Marketing Plays A Key Role In Ensuring Customers Are Successful
In SaaS marketing, especially with products at low price points, the cost of stopping using it is low. Those products are even at greater risk. Marketing can play a role in retention by ensuring communications during onboarding are tied into getting them to experience the value of the product as soon as possible. Marketing needs to work in concert with Customer Success and make sure that you're giving your customers the tools to be successful. Ensure through good communication customers are always aware of different ways they can use the product across the lifecycle beyond purchase.
Should Marketing Own Customer Communication?

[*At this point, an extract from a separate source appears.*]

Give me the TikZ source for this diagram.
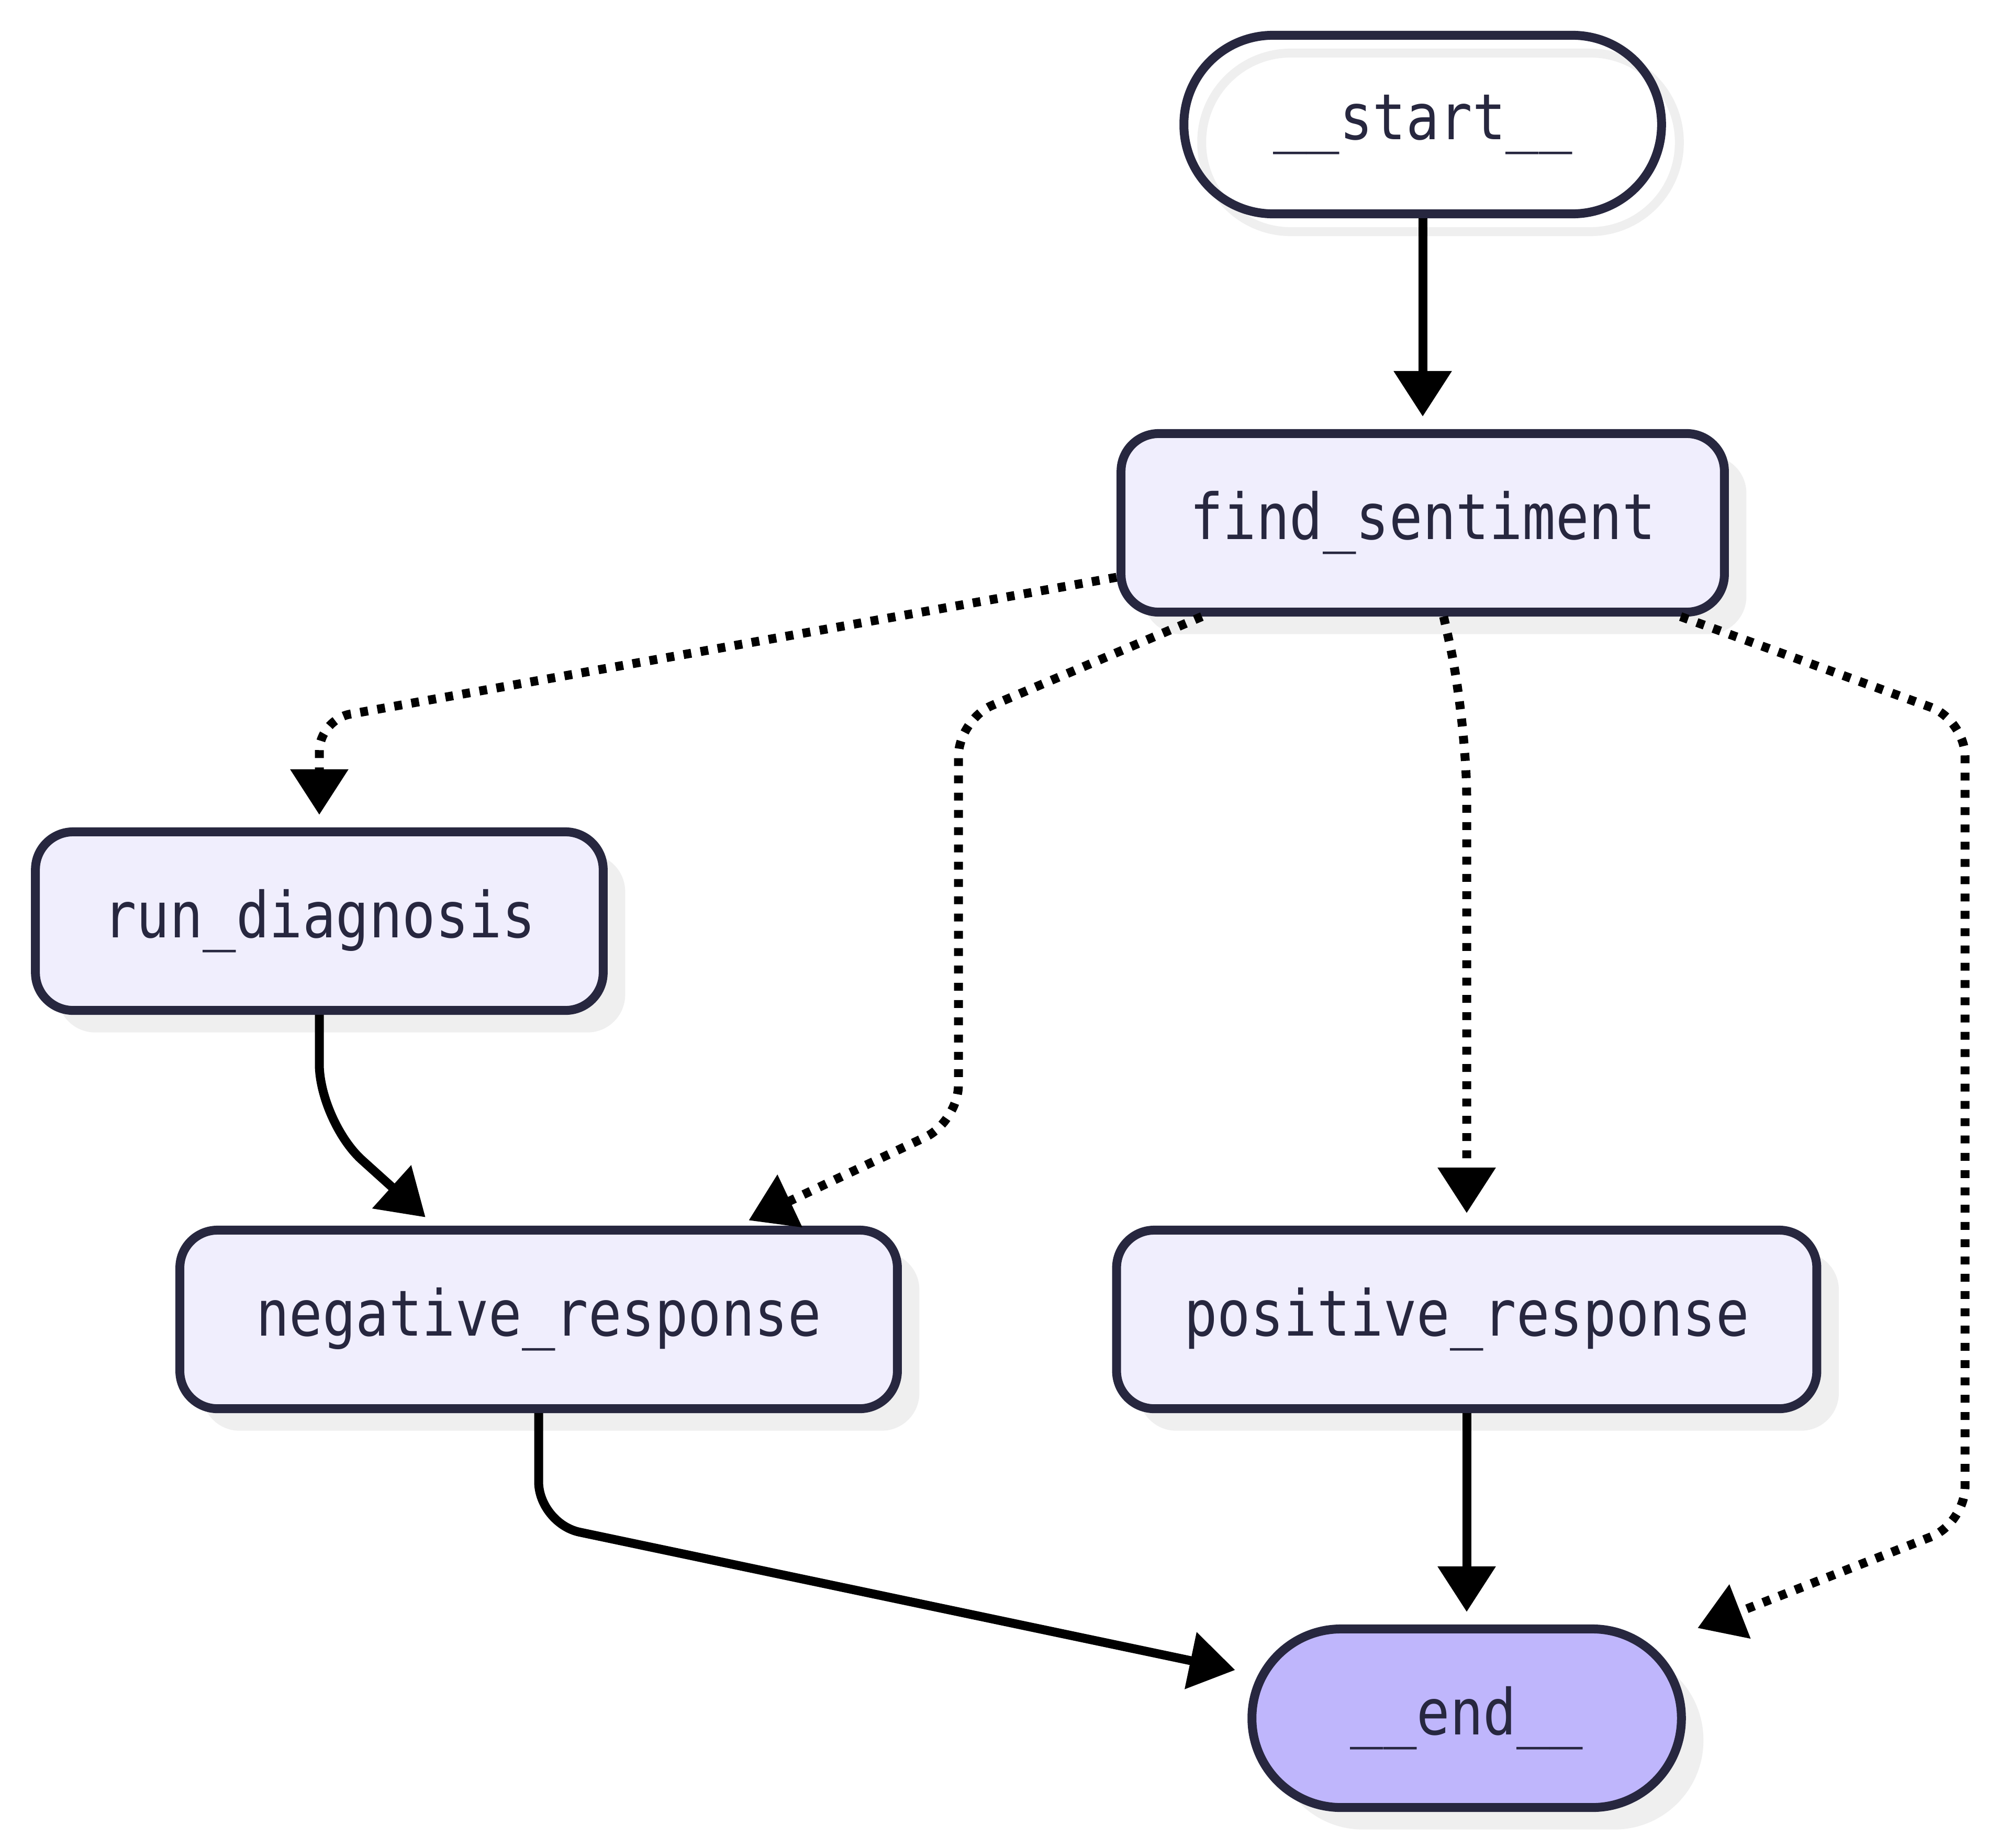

It can be defaulted to marketing because they're the ones making the promise before purchase. They have processes, systems and programs in place to communicate with people. Their names are in our databases and we've sent communications to them prior to purchase. The infrastructure can mean it ends up in marketing department even though there are great people only focused on Customer Success where that's their priority. Marketing is torn: we have to think about new and existing customers. We may not have the same priorities. If marketing owns it, they have to buddy up with the product team to ensure promises being made can be delivered upon. Align priorities within departments and remember: the customer is first but you have business goals.
Your Content Should Help People Before They Become Customers
Intercom in particular does a great job at helping even before you become a customer. Great content marketing starts with utility. You can't make the conversation just about you and your product.
Customers Are Your Best Ambassadors
Give your customers venues to be in the spotlight. People care about what peers are doing; when your customers are successful, find ways to publicly recognize them.
Customer Research Can Prevent Churn
Basecamp did user research and found that customers were canceling but wanted to come back later. By talking to customers, Basecamp retains customers by implementing a "pause" feature. The other extreme is the New York Times that makes it easy to sign up for digital subscriptions but makes it very hard to pause. Make cancelation or pausing frictionless; you can even advertise this in the sales cycle, too, as a key differentiator. Your customers won't make your life hell by constantly coming and going; it provides peace of mind to know you can do something, not that you'd necessarily use it.